There is no certain origin for Latin’s plumbum. It might come from an ancient Iberian language; the OED notes that “lead came to the Greeks and Romans from Spain.” Shipley adds that “lead was mined in Spain as early as 2000 B.C.” And it’s probably related to Ancient Greek’s word for “lead,” μόλυβδος, or molybdos. Word-wise, that’s about as deep as this one sinks, far as I can tell.
But the metaphor of the plumb seems nearly as old as the technology itself. The Book of Amos in the Old Testament, which scholars believe was composed some time between the 8th and 6th centuries BC, features some rather dire consequences for being out of plumb with God. According to the “Vision of the Plummet,” Amos relates:
Then the Lord God showed me this: he was standing by a wall, plummet in hand. The Lord asked me, “What do you see, Amos?” And when I answered, “A plummet,” the Lord said:
“See, I will lay the plummet in the midst of my people Israel; I will forgive them no longer. The high places of Isaac shall be laid waste, and the sanctuaries of Israel made desolate; I will attack the house of Jeroboam with the sword.”

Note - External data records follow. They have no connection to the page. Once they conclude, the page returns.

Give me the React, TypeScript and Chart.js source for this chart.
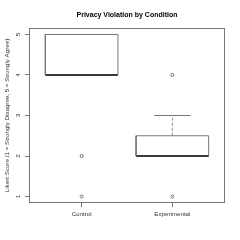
import React, { useEffect, useRef } from "react";
import { Chart, registerables } from "chart.js";

Chart.register(...registerables);

const title = "Privacy Violation by Condition";
const yAxisTitle = "Likert Score (1 = Strongly Disagree, 5 = Strongly Agree)";
const categories = ["Control", "Experimental"];
const q1 = [4, 2];
const medians = [4, 2];
const q3 = [5, 2.5];
const whiskerLow = [4, 2];
const whiskerHigh = [5, 3];
const outliers = [
  [2, 1],
  [4, 1],
];
const yTicks = [1, 2, 3, 4, 5];

const BOX_HALF = 0.4;
const CAP_HALF = 0.2;
const LINE = "#767676";
const FONT = "'Liberation Sans', Arial, sans-serif";

function buildDatasets() {
  const ds: any[] = [];
  const seg = (pts: { x: number; y: number }[], extra: any = {}) => ({
    type: "line",
    data: pts,
    showLine: true,
    pointRadius: 0,
    borderColor: LINE,
    borderWidth: 1,
    fill: false,
    tension: 0,
    ...extra,
  });
  categories.forEach((_, i) => {
    const x = i + 1;
    ds.push(
      seg([
        { x: x - BOX_HALF, y: q1[i] },
        { x: x + BOX_HALF, y: q1[i] },
        { x: x + BOX_HALF, y: q3[i] },
        { x: x - BOX_HALF, y: q3[i] },
        { x: x - BOX_HALF, y: q1[i] },
      ])
    );
    if (whiskerHigh[i] > q3[i]) {
      ds.push(
        seg(
          [
            { x, y: q3[i] },
            { x, y: whiskerHigh[i] },
          ],
          { borderDash: [3, 2], borderColor: "#8a8a8a" }
        )
      );
      ds.push(
        seg([
          { x: x - CAP_HALF, y: whiskerHigh[i] },
          { x: x + CAP_HALF, y: whiskerHigh[i] },
        ])
      );
    }
    if (whiskerLow[i] < q1[i]) {
      ds.push(
        seg(
          [
            { x, y: q1[i] },
            { x, y: whiskerLow[i] },
          ],
          { borderDash: [3, 2], borderColor: "#8a8a8a" }
        )
      );
      ds.push(
        seg([
          { x: x - CAP_HALF, y: whiskerLow[i] },
          { x: x + CAP_HALF, y: whiskerLow[i] },
        ])
      );
    }
    ds.push(
      seg(
        [
          { x: x - BOX_HALF, y: medians[i] },
          { x: x + BOX_HALF, y: medians[i] },
        ],
        { borderColor: "#000", borderWidth: 2 }
      )
    );
    ds.push({
      type: "scatter",
      data: outliers[i].map((v) => ({ x, y: v })),
      pointRadius: 1.5,
      pointBorderWidth: 0.8,
      pointBorderColor: "#555",
      pointBackgroundColor: "rgba(0,0,0,0)",
      showLine: false,
    });
  });
  return ds;
}

const framePlugin = {
  id: "frame",
  afterDraw(chart: any) {
    const { ctx, chartArea } = chart;
    ctx.save();
    ctx.strokeStyle = LINE;
    ctx.lineWidth = 1;
    ctx.strokeRect(
      Math.round(chartArea.left) + 0.5,
      Math.round(chartArea.top) + 0.5,
      Math.round(chartArea.right - chartArea.left) - 1,
      Math.round(chartArea.bottom - chartArea.top) - 1
    );
    ctx.restore();
  },
};

export default function App() {
  const ref = useRef<HTMLCanvasElement | null>(null);
  useEffect(() => {
    if (!ref.current) return;
    const chart = new Chart(ref.current, {
      type: "scatter",
      data: { datasets: buildDatasets() },
      options: {
        animation: false,
        responsive: false,
        layout: { padding: { left: 0, right: 15, top: 0, bottom: 0 } },
        plugins: {
          legend: { display: false },
          tooltip: { enabled: false },
          title: {
            display: true,
            text: title,
            fullSize: false,
            color: "#000",
            font: { family: FONT, size: 7, weight: "bold" },
            padding: { top: 10.5, bottom: 9.1 },
          },
        },
        scales: {
          x: {
            type: "linear",
            min: 0.42,
            max: 2.58,
            afterBuildTicks: (s: any) => {
              s.ticks = categories.map((_, i) => ({ value: i + 1 }));
            },
            afterFit: (s: any) => {
              s.height = 37;
            },
            ticks: {
              autoSkip: false,
              maxRotation: 0,
              minRotation: 0,
              padding: 3.3,
              color: "#333",
              font: { family: FONT, size: 6.2 },
              callback: (v: any) => categories[Math.round(Number(v)) - 1] ?? "",
            },
            grid: {
              display: true,
              drawOnChartArea: false,
              drawTicks: true,
              tickLength: 4,
              color: LINE,
            },
            border: { display: false },
          },
          y: {
            type: "linear",
            min: 0.84,
            max: 5.16,
            afterBuildTicks: (s: any) => {
              s.ticks = yTicks.map((v) => ({ value: v }));
            },
            afterFit: (s: any) => {
              s.width = 29;
            },
            title: {
              display: true,
              text: yAxisTitle,
              color: "#333",
              font: { family: FONT, size: 6.2 },
              padding: { top: 3.3, bottom: 0 },
            },
            ticks: {
              autoSkip: false,
              minRotation: 90,
              maxRotation: 90,
              crossAlign: "center",
              padding: 4.5,
              color: "#333",
              font: { family: FONT, size: 6.2 },
              callback: (v: any) => String(v),
            },
            grid: {
              display: true,
              drawOnChartArea: false,
              drawTicks: true,
              tickLength: 4,
              color: LINE,
            },
            border: { display: false },
          },
        },
      } as any,
      plugins: [framePlugin],
    });
    return () => chart.destroy();
  }, []);
  return (
    <div style={{ position: "fixed", left: 0, top: 0, width: 240, height: 240, background: "#fff" }}>
      <canvas ref={ref} width={240} height={240} style={{ display: "block" }} />
    </div>
  );
}
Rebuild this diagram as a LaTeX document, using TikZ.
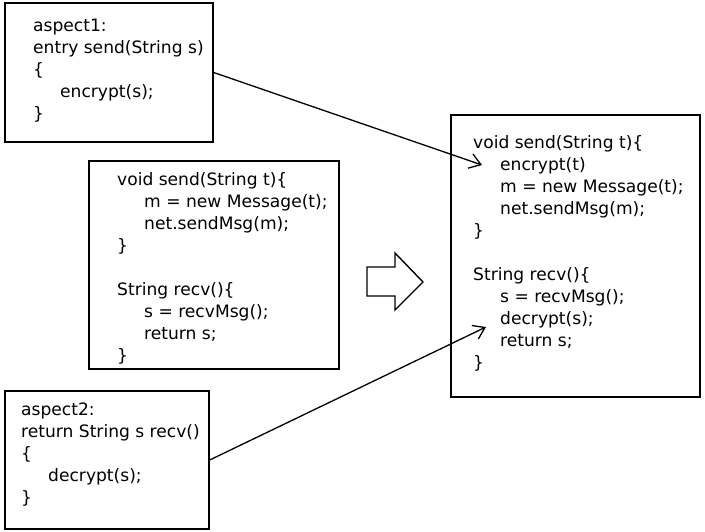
\documentclass[tikz,border=0pt]{standalone}
\usepackage{fontspec}
\setmainfont{DejaVu Sans}
\usetikzlibrary{arrows.meta}
\tikzset{
  box/.style={draw=black, line width=1.4pt, rectangle, inner sep=0pt},
  code/.style={anchor=base west, align=left, inner sep=0pt,
    font=\fontsize{17.1}{22}\selectfont},
  link/.style={line width=1.3pt, -{Straight Barb[length=11pt,width=15pt]}},
  bigarrow/.style={draw=black, line width=1.4pt, fill=white, line join=miter}
}
\newcommand{\ind}{\hspace*{27pt}}
\begin{document}
\begin{tikzpicture}[x=1pt,y=-1pt]
\useasboundingbox (0,0) rectangle (705,531);
% boxes
\node[box, minimum width=208pt, minimum height=139pt] (a1) at (109,72.5) {};
\node[box, minimum width=250pt, minimum height=208pt] (mid) at (214,265) {};
\node[box, minimum width=249pt, minimum height=282pt] (res) at (575.5,256) {};
\node[box, minimum width=204pt, minimum height=138pt] (a2) at (107,460) {};
% texts (anchored at the baseline of their last line)
\node[code] (t1) at (33,119.5) {aspect1:\\entry send(String s)\\\{\\\ind encrypt(s);\\\}};
\node[code] (tm) at (117,361.5) {void send(String t)\{\\\ind m = new Message(t);\\\ind net.sendMsg(m);\\\}\\[22pt]String recv()\{\\\ind s = recvMsg();\\\ind return s;\\\}};
\node[code] (tr) at (473,368.5) {void send(String t)\{\\\ind encrypt(t)\\\ind m = new Message(t);\\\ind net.sendMsg(m);\\\}\\[22pt]String recv()\{\\\ind s = recvMsg();\\\ind decrypt(s);\\\ind return s;\\\}};
\node[code] (t2) at (21,503.5) {aspect2:\\return String s recv()\\\{\\\ind decrypt(s);\\\}};
% transformation arrow
\draw[bigarrow] (367,267) -- (395,267) -- (395,253) -- (423,282) -- (395,310) -- (395,296) -- (367,296) -- cycle;
% connectors
\coordinate (e1) at (482,165);
\coordinate (e2) at (486,327);
\draw[link] (a1.east) -- (e1);
\draw[link] (a2.east) -- (e2);
\end{tikzpicture}
\end{document}
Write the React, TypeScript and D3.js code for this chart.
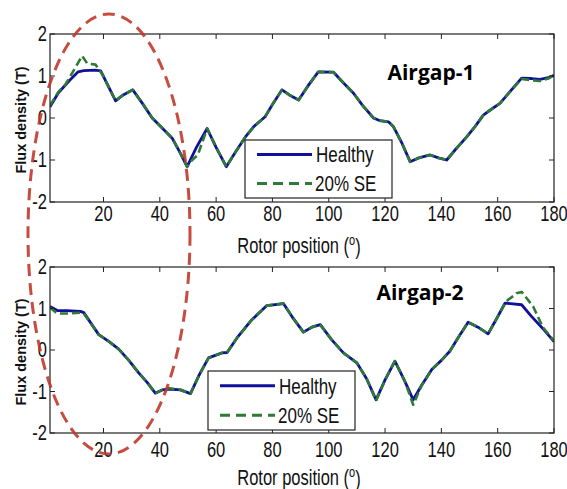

Um, ancient Israelites, I suppose the least of your worries is about how dense this plumb metaphor actually is.
Anyways, I speak often of etymology as “going down the rabbit hole.” But for those who grew up in the ’80s, perhaps we could swap out Lewis Carroll for Super Mario Bros. Sometimes a good word origin is like a “warp zone,” taking us to different worlds, one improbable pipe at a time.